Effect of Gallium Content and Heat Treatment on the Microstructure and Corrosion Rate of Magnesium Binary Alloys

Abstract

The microstructure and corrosion rate of as-cast and heat-treated binary Mg-Ga alloys with gallium content ranging from 0.375 to 1.5 wt. % were investigated. The corrosion rate was determined by the weight loss method using a simulated body fluid (SBF). The microstructure of the as-cast alloys showed an α-Mg matrix of dendritic morphology with intermetallic compounds Mg5Ga2 located mainly at the interdendritic regions. The fraction and size of the Mg5Ga2 particles increased with the amount of Ga in the alloy. The grain size decreased as the Ga content was increased. The products formed on the surface of the Mg-Ga alloys after immersion in SBF were MgO, Mg(OH)2, and calcium phosphates.
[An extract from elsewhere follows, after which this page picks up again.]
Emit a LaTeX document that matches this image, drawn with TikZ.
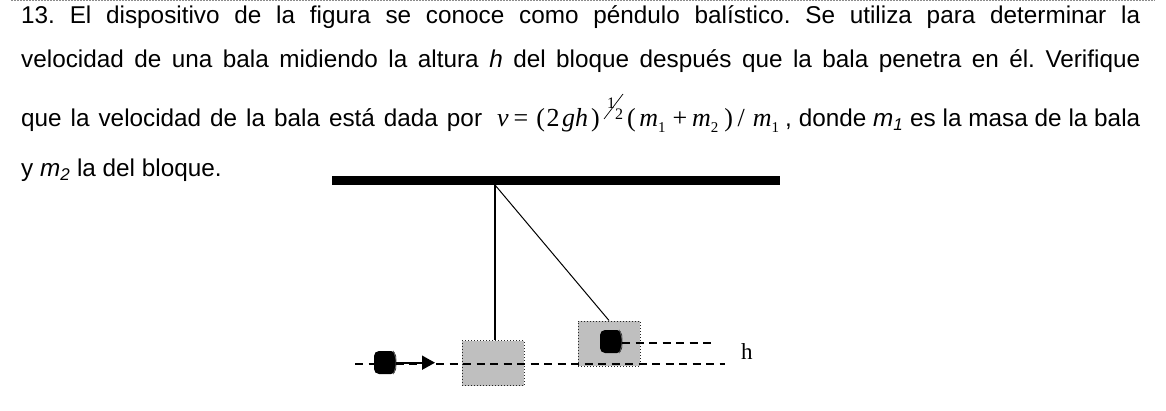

The corrosion rate of the as-cast alloys was dependent on the Ga content. At concentrations lower than 1 wt. % the corrosion rate was similar to that of pure Mg (0.65 mm/year). However, Ga additions higher than 1 wt. % worsened the corrosion resistance. After heat treatment, the corrosion rate of Mg-Ga alloys decreased, and in the case of the alloys with Ga concentrations lower than 1 wt. %, corrosion rate was lower than that of pure Mg. Corrosion of these alloys after heat treatment was uniform.